Fed crushes hopes for India’s rate cut, leaving Dalal Street bruised 

US central bank’s rate hint likely to scuttle cuts at Indian counterpart.

3 Min Read
RBI rate cut

Jerome Powell crashed Wall Street’s Christmas bash –– and now Dalal Street is nursing the holiday blues too.  

India’s Nifty 50 is on a four-day losing streak, with whispers growing louder that the Reserve Bank of India might skip a rate cut in February. If that plays out, it’ll mark a full two years since the RBI made any move on the rate since it was hiked to 6.5% in February 2023 –– about as exciting as watching paint dry.

Optimists were hoping that the new RBI governor Sanjay Malhotra, who started the job last week, would make a dramatic entrance with a rate cut, like two of the last four governors have done.  

But with the Fed signaling it’s putting the brakes on easing, and India still wrestling with inflation, Malhotra has some solid excuses for holding back.  

If he does, it’ll mark the longest wait for a rate cut since 2008. The last time the Indian central bank cut rates was during the pandemic in 2020. 

Read more: S&P who? India’s retail army is supercharging its stock markets 

Rupee lows 

The odds for a rate cut are looking slim, thanks to inflation and currency worries stealing the spotlight. India’s currency recently flirted with record lows of near 85 rupees to the dollar, and foreign investors have been taking their chips off the Indian table. 

Sandeep Bagla, CEO of Trust Mutual Fund, points out that the Fed’s cautious vibe has dampened expectations around a cut in India too. Market pricing now pegs the policy rate at 6.6%, according to LSEG data, signaling rates could stay put. 

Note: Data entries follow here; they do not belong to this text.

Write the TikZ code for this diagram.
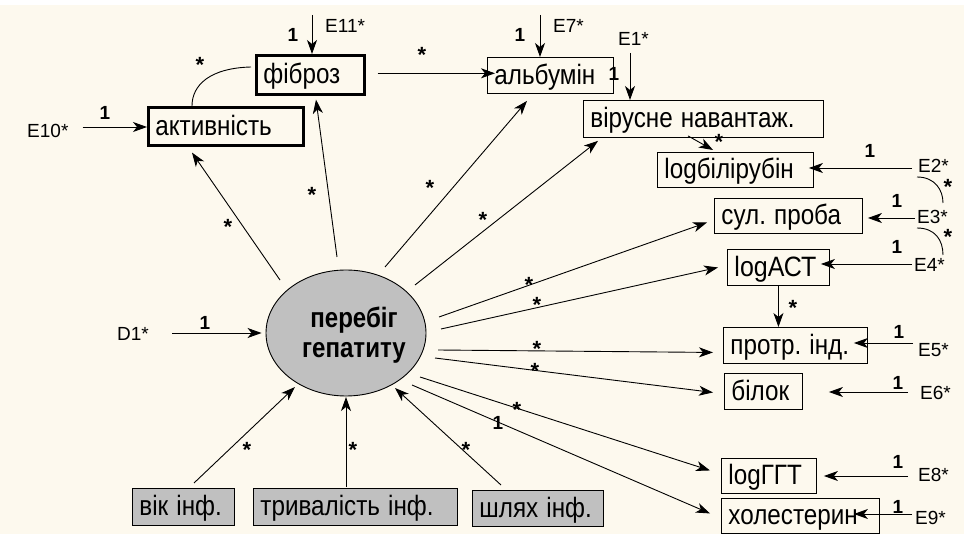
\documentclass[tikz,border=0pt]{standalone}
\usepackage{fontspec}
\usepackage{graphicx}
\setmainfont{Liberation Sans}
\usetikzlibrary{arrows.meta,shapes.geometric,calc}
\definecolor{cream}{HTML}{FDF9EE}
\definecolor{boxgray}{HTML}{C0C0C0}
\newcommand\sx[1]{\scalebox{0.97}[1.12]{#1}}
\newcommand\sxb[1]{\scalebox{0.86}[1]{#1}}
\frenchspacing
\begin{document}
\begin{tikzpicture}[x=1pt,y=-1pt,
  bx/.style={draw, line width=0.9pt, rectangle, inner xsep=7pt, inner ysep=0pt, align=left,
    text height=24pt, text depth=6pt, font=\fontsize{25}{28}\selectfont\frenchspacing, anchor=north west},
  thickbx/.style={bx, line width=2.6pt},
  graybx/.style={bx, fill=boxgray},
  arr/.style={line width=0.9pt, -{Stealth[length=14pt,width=10pt,inset=4pt]}},
  cov/.style={line width=0.9pt},
  elab/.style={font=\fontsize{19}{22}\selectfont, inner sep=0pt, anchor=west},
  one/.style={font=\bfseries\fontsize{19}{22}\selectfont, inner sep=0pt},
  st/.style={font=\bfseries\fontsize{22}{24}\selectfont, inner sep=0pt, yshift=-5pt},
]
\useasboundingbox (0,0) rectangle (964,534);
\fill[white] (0,0) rectangle (964,534);
\fill[cream] (0,5) rectangle (964,534);

% boxes
\node[thickbx, text width=141pt, minimum height=38pt] (act) at (147,106) {\sx{активність}};
\node[thickbx, text width=94pt, minimum height=39pt] (fib) at (255,54) {\sx{фіброз}};
\node[bx, text width=112pt, minimum height=36pt] (alb) at (487,57) {\sx{альбумін}};
\node[bx, text width=226pt, minimum height=37pt] (vir) at (583,100) {\sx{вірусне навантаж.}};
\node[bx, text width=142pt, minimum height=35pt] (lbil) at (657,152) {\sx{logбілірубін}};
\node[bx, text width=134pt, minimum height=35pt] (sul) at (714,198) {\sx{сул. проба}};
\node[bx, text width=88pt, minimum height=36pt] (ast) at (727,249) {\scalebox{1.0}[1.12]{logАСТ}};
\node[bx, text width=130pt, minimum height=36pt] (prot) at (723,327) {\sx{протр. інд.}};
\node[bx, text width=64pt, minimum height=36pt] (bil) at (724,373) {\sx{білок}};
\node[bx, text width=81pt, minimum height=35pt] (ggt) at (721,458) {\sx{logГГТ}};
\node[bx, text width=144pt, minimum height=35pt] (hol) at (721,498) {\sx{холестерин}};
\node[graybx, text width=88pt, minimum height=37pt] (vik) at (132,488) {\sx{вік інф.}};
\node[graybx, text width=190pt, minimum height=37pt] (tryv) at (253,488) {\sx{тривалість інф.}};
\node[graybx, text width=117pt, minimum height=36pt] (shl) at (472,490) {\sx{шлях інф.}};

% latent
\node[draw, ellipse, fill=boxgray, line width=0.9pt, minimum width=160pt, minimum height=126pt, inner sep=0pt] (hep) at (346,333) {};
\node[font=\bfseries\fontsize{28}{30}\selectfont, align=center, inner sep=0pt] (heptxt) at (354,335) {\sxb{перебіг}\\\sxb{гепатиту}};

% error labels
\node[elab] (E10) at (27,131) {E10*};
\node[elab] (E11) at (325,26) {E11*};
\node[elab] (E7) at (553,26) {E7*};
\node[elab] (E1) at (618,39) {E1*};
\node[elab] (E2) at (918,166) {E2*};
\node[elab] (E3) at (917,217) {E3*};
\node[elab] (E4) at (914,265) {E4*};
\node[elab] (E5) at (918,350) {E5*};
\node[elab] (E6) at (920,393) {E6*};
\node[elab] (E8) at (918,475) {E8*};
\node[elab] (E9) at (915,518) {E9*};
\node[elab] (D1) at (117,334) {D1*};

% error arrows
\draw[arr] ($(E10.east)+(14,-4)$) coordinate (a10) -- (a10 -| act.west);
\draw[arr] ($(E11.west)+(-13,-11)$) coordinate (a11) -- (a11 |- fib.north);
\draw[arr] ($(E7.west)+(-13,-11)$) coordinate (a7) -- (a7 |- alb.north);
\draw[arr] ($(E1.west)+(12,14)$) coordinate (a1) -- (a1 |- vir.north);
\draw[arr, shorten >=-5pt] ($(E2.west)+(-6,2)$) coordinate (a2) -- (a2 -| lbil.east);
\draw[arr, shorten >=5pt] ($(E3.west)+(-2,1)$) coordinate (a3) -- (a3 -| sul.east);
\draw[arr, shorten >=-9pt] ($(E4.west)+(-2,-1)$) coordinate (a4) -- (a4 -| ast.east);
\draw[arr, shorten >=-14pt] ($(E5.west)+(-5,-7)$) coordinate (a5) -- (a5 -| prot.east);
\draw[arr, shorten >=26pt] ($(E6.west)+(-12,-1)$) coordinate (a6) -- (a6 -| bil.east);
\draw[arr, shorten >=7pt] ($(E8.west)+(-10,1)$) coordinate (a8) -- (a8 -| ggt.east);
\draw[arr, shorten >=-26pt] ($(E9.west)+(-3,-4)$) coordinate (a9) -- (a9 -| hol.east);
\draw[arr, shorten >=4pt] ($(D1.east)+(23,-1)$) coordinate (d1) -- (d1 -| hep.west);

% "1" labels
\node[one] (o10) at (105,113) {1};
\node[one] (o11) at (293,35) {1};
\node[one] (o7) at (520,35) {1};
\node[one] (o1) at (614,74) {1};
\node[one] (o2) at (870,151) {1};
\node[one] (o3) at (897,201) {1};
\node[one] (o4) at (897,247) {1};
\node[one] (o5) at (899,332) {1};
\node[one] (o6) at (898,383) {1};
\node[one] (o8) at (898,462) {1};
\node[one] (o9) at (898,507) {1};
\node[one] (od) at (205,323) {1};

% rays from latent
\draw[arr] ($(hep.center)+(-66,-53)$) -- ($(act.south west)+(45,6)$);
\draw[arr] ($(hep.center)+(-9,-76)$) -- ($(fib.south west)+(61,4)$);
\draw[arr] ($(hep.center)+(39,-66)$) -- ($(alb.south west)+(40,7)$);
\draw[arr] ($(hep.center)+(69,-48)$) -- ($(vir.south west)+(15,3)$);
\draw[arr] ($(hep.center)+(93,-16)$) -- ($(sul.west)+(-7,6.5)$);
\draw[arr] ($(hep.center)+(95,-4)$) -- ($(ast.west)+(-9,0)$);
\draw[arr] ($(hep.center)+(92,17)$) -- ($(prot.west)+(-10,7)$);
\draw[arr] ($(hep.center)+(89,25)$) -- ($(bil.west)+(-11,1)$);
\draw[arr] ($(hep.center)+(74,44)$) -- ($(ggt.west)+(-11,-5.5)$);
\draw[arr] ($(hep.center)+(66,52)$) -- ($(hol.west)+(-11,-2.5)$);

% causes
\draw[arr] ($(vik.north west)+(62,-5)$) -- ($(hep.center)+(-51,54)$);
\draw[arr] ($(tryv.north west)+(93,-1)$) -- ($(hep.center)+(0,64)$);
\draw[arr] ($(shl.north west)+(29,-5)$) -- ($(hep.center)+(49,55)$);

% other paths
\draw[arr, shorten >=-8pt] ($(fib.east)+(12,-1.5)$) coordinate (f1) -- (f1 -| alb.west);
\draw[arr] ($(vir.south west)+(105,-2)$) -- ($(lbil.north west)+(56,-2)$);
\draw[arr] (ast.south) -- (prot.north -| ast.south);

% covariances
\draw[cov] ($(act.north west)+(45,0)$) .. controls (192,85) and (210,68) .. ($(fib.north west)+(-4,13)$);
\draw[cov] ($(E2.west)+(-1,11)$) .. controls (935,177) and (943,190) .. ($(E3.west)+(26,-14)$);
\draw[cov] ($(E3.west)+(0,11)$) .. controls (935,228) and (943,240) .. ($(E4.west)+(29,-10)$);

% stars
\node[st] at (228,222) {*};
\node[st] at (312,190) {*};
\node[st] at (430,183) {*};
\node[st] at (483,215) {*};
\node[st] at (529,280) {*};
\node[st] at (537,300) {*};
\node[st] at (537,344) {*};
\node[st] at (535,366) {*};
\node[st] at (517,405) {*};
\node[one] at (498,423) {1};
\node[st] at (247,445) {*};
\node[st] at (353,445) {*};
\node[st] at (466,445) {*};
\node[st] at (422,50) {*};
\node[st] at (719,137) {*};
\node[st] at (793,303) {*};
\node[st] at (200,60) {*};
\node[st] at (948,182) {*};
\node[st] at (948,232) {*};
\end{tikzpicture}
\end{document}
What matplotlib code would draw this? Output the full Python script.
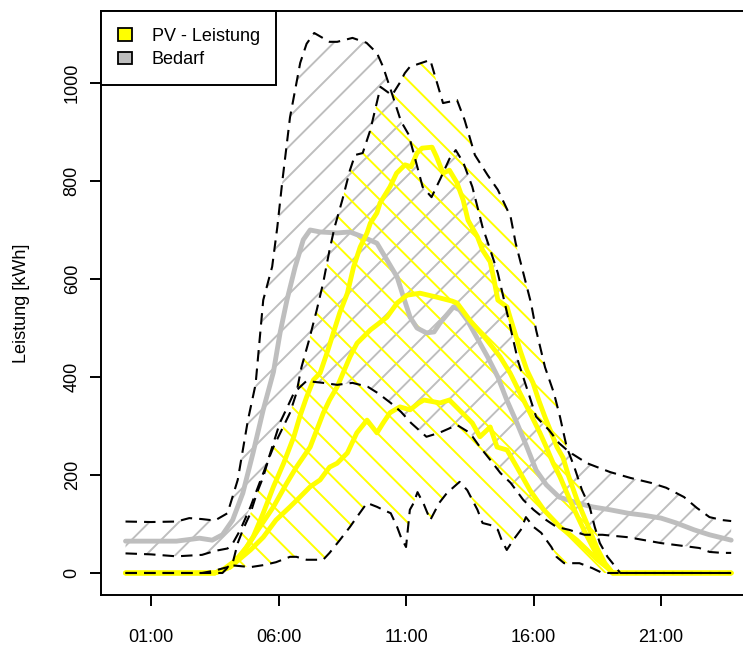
import numpy as np
import matplotlib
matplotlib.use("Agg")
import matplotlib.pyplot as plt
from matplotlib.patches import Patch, Polygon
from matplotlib.collections import LineCollection

plt.rcParams['font.family'] = ['Liberation Sans', 'DejaVu Sans']

# --- Bedarf (demand) band + mean, hours of day ---
bedarf_max_h = [0, 1, 2, 2.5, 3, 3.5, 4, 4.4, 4.8, 5.1, 5.4, 5.75, 5.95, 6.15, 6.45,
                6.85, 7.1, 7.4, 8.0, 8.3, 8.9, 9.45, 9.86, 10.1, 10.4, 10.8, 11.1,
                11.4, 11.65, 12.0, 12.35, 12.7, 12.95, 13.25, 13.6, 14.0, 14.3, 14.6,
                15.0, 15.4, 15.8, 16.1, 16.6, 17.0, 17.4, 18.1, 19.0, 19.8, 20.6,
                21.2, 21.9, 22.4, 22.9, 23.4, 23.75]
bedarf_max = [105, 104, 105, 112, 110, 107, 122, 190, 312, 385, 557, 625, 705, 800, 930,
              1041, 1080, 1102, 1084, 1084, 1092, 1082, 1061, 1033, 986, 922, 895,
              837, 788, 767, 805, 845, 863, 837, 788, 706, 660, 612,
              522, 431, 367, 319, 292, 265, 247, 224, 206, 194, 184,
              174, 155, 133, 114, 108, 106]

bedarf_min_h = [0, 1, 2, 3, 3.5, 4.0, 4.2, 4.5, 4.9, 5.3, 5.55, 5.75, 6.05, 6.35, 6.6,
                6.85, 7.1, 7.4, 7.75, 8.3, 8.9, 9.5, 9.9, 10.4, 10.8, 11.2, 11.8,
                12.3, 13.0, 13.5, 13.9, 14.3, 14.7, 15.1, 15.6, 16.0, 16.5, 16.9,
                17.4, 18.0, 18.7, 19.7, 21.0, 21.6, 22.5, 22.9, 23.4, 23.75]
bedarf_min = [40, 38, 34, 37, 45, 50, 60, 88, 135, 190, 224, 257, 306, 339, 367,
              380, 392, 390, 388, 384, 388, 380, 367, 347, 329, 306, 278,
              286, 302, 286, 257, 231, 204, 184, 149, 129, 108, 94,
              88, 78, 78, 73, 61, 57, 51, 43, 41, 41]

bedarf_mean_h = [0, 2.0, 2.9, 3.4, 3.8, 4.2, 4.6, 5.0, 5.4, 5.8, 6.06, 6.33, 6.65, 6.97,
                 7.24, 7.63, 8.3, 8.8, 9.3, 9.86, 10.25, 10.65, 10.9, 11.16, 11.43,
                 11.8, 12.1, 12.33, 12.86, 13.1, 13.4, 13.9, 14.2, 14.6, 14.95, 15.35,
                 15.74, 16.1, 16.5, 17.0, 17.7, 18.3, 19.0, 19.7, 20.3, 21.0, 21.6,
                 22.3, 22.9, 23.75]
bedarf_mean = [65, 65, 71, 67, 78, 108, 163, 245, 333, 410, 490, 557, 624, 680,
               700, 696, 694, 696, 686, 673, 639, 604, 563, 522, 500,
               490, 492, 510, 543, 537, 516, 469, 441, 400, 353, 306,
               257, 210, 180, 155, 143, 135, 129, 122, 118, 112, 102,
               88, 78, 67]

# --- PV band + three PV curves ---
pv_max_h = [0, 3.0, 3.5, 4.0, 4.2, 4.4, 4.6, 4.9, 5.15, 5.4, 5.6, 5.8, 6.45, 6.7, 6.9,
            7.2, 7.5, 7.75, 8.0, 8.2, 8.5, 8.8, 9.0, 9.3, 9.6, 9.85, 10.0, 10.45,
            10.75, 10.95, 11.15, 11.95, 12.45, 13.0, 13.3, 13.7, 14.2, 14.6, 15.1,
            15.3, 15.6, 15.9, 16.1, 16.45, 16.8, 17.04, 17.3, 17.6, 17.9, 18.2,
            18.4, 18.6, 18.9, 19.1, 19.4, 23.75]
pv_max = [0, 0, 5, 12, 20, 61, 88, 122, 163, 196, 231, 257, 327, 367, 420,
          476, 537, 592, 659, 706, 761, 822, 853, 857, 904, 959, 992, 975,
          1000, 1020, 1033, 1047, 959, 965, 924, 853, 812, 782, 727,
          673, 612, 551, 496, 420, 367, 318, 257, 216, 169, 135,
          94, 61, 33, 20, 0, 0]

pv_min_h = [0, 3.8, 4.1, 4.9, 5.4, 5.9, 6.45, 6.7, 7.1, 7.75, 8.0, 8.4, 8.8, 9.07,
            9.47, 9.86, 10.1, 10.4, 10.65, 10.8, 11.0, 11.15, 11.3, 11.45, 11.7,
            11.95, 12.3, 12.6, 13.1, 13.4, 13.6, 13.8, 14.0, 14.3, 14.6, 14.75,
            14.95, 15.2, 15.5, 15.7, 16.0, 16.3, 16.7, 16.9, 17.2, 17.8, 18.3,
            18.7, 23.75]
pv_min = [0, 0, 16, 12, 16, 22, 33, 33, 27, 27, 41, 67, 94, 114,
          143, 135, 129, 122, 94, 73, 53, 129, 143, 165, 140,
          108, 143, 163, 186, 169, 149, 129, 102, 98, 88, 67,
          47, 67, 88, 114, 94, 82, 53, 33, 20, 20, 10,
          0, 0]

pv_high_h = [0, 3.5, 3.8, 4.5, 5.0, 5.4, 5.8, 6.2, 6.6, 6.84, 7.1, 7.37, 7.63, 7.9,
             8.15, 8.4, 8.7, 8.94, 9.2, 9.47, 9.6, 9.86, 9.98, 10.37, 10.63, 10.96,
             11.2, 11.43, 11.63, 12.02, 12.2, 12.45, 12.7, 13.0, 13.24, 13.43, 13.8,
             14.0, 14.3, 14.45, 14.6, 14.96, 15.08, 15.27, 15.47, 15.74, 15.98,
             16.2, 16.45, 16.65, 16.92, 17.16, 17.36, 17.7, 18.1, 18.5, 18.8,
             19.1, 23.75]
pv_high = [0, 0, 6, 33, 73, 122, 176, 224, 278, 320, 359, 394, 408, 449,
           490, 531, 571, 624, 665, 694, 714, 735, 755, 788, 816, 833,
           829, 857, 867, 869, 849, 816, 822, 796, 761, 720, 686,
           659, 635, 598, 557, 543, 522, 490, 455, 414, 388,
           353, 318, 292, 257, 235, 200, 150, 100, 50, 20,
           0, 0]

pv_mid_h = [0, 3.5, 4.1, 4.75, 5.27, 5.8, 6.33, 6.7, 7.24, 7.76, 8.0, 8.3, 8.53, 8.8,
            9.08, 9.6, 10.25, 10.65, 11.04, 11.55, 12.2, 12.8, 13.0, 13.5, 14.16,
            14.69, 15.08, 15.47, 15.86, 16.25, 16.5, 16.77, 17.04, 17.5, 18.0,
            18.5, 19.1, 23.75]
pv_mid = [0, 0, 12, 53, 94, 135, 184, 216, 257, 327, 353, 380, 408, 441,
          469, 496, 522, 551, 567, 571, 563, 555, 551, 516, 476,
          441, 408, 367, 327, 286, 257, 224, 196, 140, 85,
          35, 0, 0]

pv_low_h = [0, 3.5, 4.1, 4.9, 5.4, 5.9, 6.45, 6.84, 7.24, 7.63, 8.0, 8.3, 8.7, 9.07,
            9.47, 9.86, 10.1, 10.37, 10.76, 11.16, 11.5, 11.7, 12.33, 12.7, 13.2,
            13.6, 13.9, 14.3, 14.57, 14.96, 15.35, 15.86, 16.4, 17.04, 17.7, 18.5,
            19.0, 19.1, 23.75]
pv_low = [0, 0, 12, 47, 73, 108, 135, 155, 176, 190, 216, 224, 245, 286,
          312, 286, 306, 327, 339, 333, 347, 353, 347, 353, 327,
          306, 278, 298, 257, 251, 216, 169, 129, 94, 67, 27,
          6, 0, 0]

tick_hours = [1, 6, 11, 16, 21]
tick_labels = ['01:00', '06:00', '11:00', '16:00', '21:00']
y_ticks = [0, 200, 400, 600, 800, 1000]
legend_labels = ['PV - Leistung', 'Bedarf']

GREY = '#BEBEBE'
YELLOW = '#FFFF00'

# figure / axes geometry in pixels (axes box runs past the right edge, as in the original)
W_PX, H_PX = 743, 646
AX_L, AX_R, AX_B, AX_T = 101.3, 755.4, 594.6, 11.4
fig = plt.figure(figsize=(W_PX / 100, H_PX / 100), dpi=100)
ax = fig.add_axes([AX_L / W_PX, 1 - AX_B / H_PX, (AX_R - AX_L) / W_PX, (AX_B - AX_T) / H_PX])
ax.set_xlim(-0.95, 24.7)
ax.set_ylim(-44.1, 1146.1)


def hatch_band(h_hi, hi, h_lo, lo, color, direction, spacing=29.5):
    verts = np.column_stack([np.r_[h_hi, h_lo[::-1]], np.r_[hi, lo[::-1]]])
    clip = Polygon(verts, closed=True, facecolor='none', edgecolor='none',
                   transform=ax.transData)
    ax.add_patch(clip)
    w = AX_R - AX_L
    h = AX_B - AX_T
    segs = []
    for c in np.arange(-w, w + h, spacing):
        if direction > 0:
            p0, p1 = (0, c), (w, w + c)
        else:
            p0, p1 = (0, c), (w, c - w)
        segs.append([(p0[0] / w, p0[1] / h), (p1[0] / w, p1[1] / h)])
    lc = LineCollection(segs, colors=color, linewidths=1.4,
                        transform=ax.transAxes, zorder=1)
    ax.add_collection(lc, autolim=False)
    lc.set_clip_path(clip)


hatch_band(bedarf_max_h, bedarf_max, bedarf_min_h, bedarf_min, GREY, +1)
hatch_band(pv_max_h, pv_max, pv_min_h, pv_min, YELLOW, -1)

thick = dict(lw=3.5, solid_capstyle='round', solid_joinstyle='round', zorder=2)
ax.plot(bedarf_mean_h, bedarf_mean, color=GREY, **thick)
ax.plot(pv_low_h, pv_low, color=YELLOW, **thick)
ax.plot(pv_mid_h, pv_mid, color=YELLOW, **thick)
ax.plot(pv_high_h, pv_high, color=YELLOW, **thick)

dash = dict(color='black', lw=1.5, linestyle=(0, (5.5, 3.4)), zorder=3)
ax.plot(bedarf_max_h, bedarf_max, **dash)
ax.plot(bedarf_min_h, bedarf_min, **dash)
ax.plot(pv_max_h, pv_max, **dash)
ax.plot(pv_min_h, pv_min, **dash)

ax.set_xticks(tick_hours)
ax.set_xticklabels(tick_labels)
ax.set_yticks(y_ticks)
ax.set_yticklabels([str(v) for v in y_ticks])
ax.tick_params(axis='both', length=7.8, width=1.4, labelsize=13)
ax.tick_params(axis='x', pad=17)
ax.tick_params(axis='y', pad=7)
for lab in ax.get_yticklabels():
    lab.set_rotation(90)
    lab.set_va('center')
for sp in ax.spines.values():
    sp.set_linewidth(1.4)

ax.set_ylabel('Leistung [kWh]', fontsize=13)
ax.yaxis.set_label_coords((30 - AX_L) / (AX_R - AX_L), 0.5)

handles = [Patch(facecolor=YELLOW, edgecolor='black', lw=1.3, label=legend_labels[0]),
           Patch(facecolor=GREY, edgecolor='black', lw=1.3, label=legend_labels[1])]
leg = ax.legend(handles=handles, loc='upper left', borderaxespad=0, fancybox=False,
                edgecolor='black', framealpha=1, fontsize=13, handlelength=0.8,
                handleheight=0.7, handletextpad=1.1, labelspacing=0.37, borderpad=0.9)
leg.get_frame().set_linewidth(1.4)

fig.savefig('out.png', dpi=100)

Why the hesitation? The RBI has been on a mission to tuck inflation in for good. November’s inflation sat at around 5.5%, still higher than the RBI’s 4% target.  

Throw in a hawkish Fed and potential global market drama, and suddenly financial stability trumps rate cuts, according to Madhavi Arora, lead economist at Emkay Global Financial Services. 

And just to make things more complicated, India’s GDP growth hit 5.4% last quarter— its slowest rate since late 2022. 

Read more: Powell plays Grinch, steals Santa’s rally

Banking on financials 

So, where’s the silver lining? Financial stocks and banks (think: Axis Bank, SBI, Bajaj Finance) might get their moment in the sun, Deepak Jasani, head of retail research at HDFC Securities, tells MONIIFY. Higher rates mean better loan margins. 

Bagla also sees potential in premium consumption stocks and companies in the brokerage or asset-management space (Trent, United Spirits, Aditya Birla Sun Life). With many of these now listed in India, they could shine regardless of rate cuts. 

For Indian investors, the mantra for 2025 might just be: keep calm and carry on. Rate cuts can wait.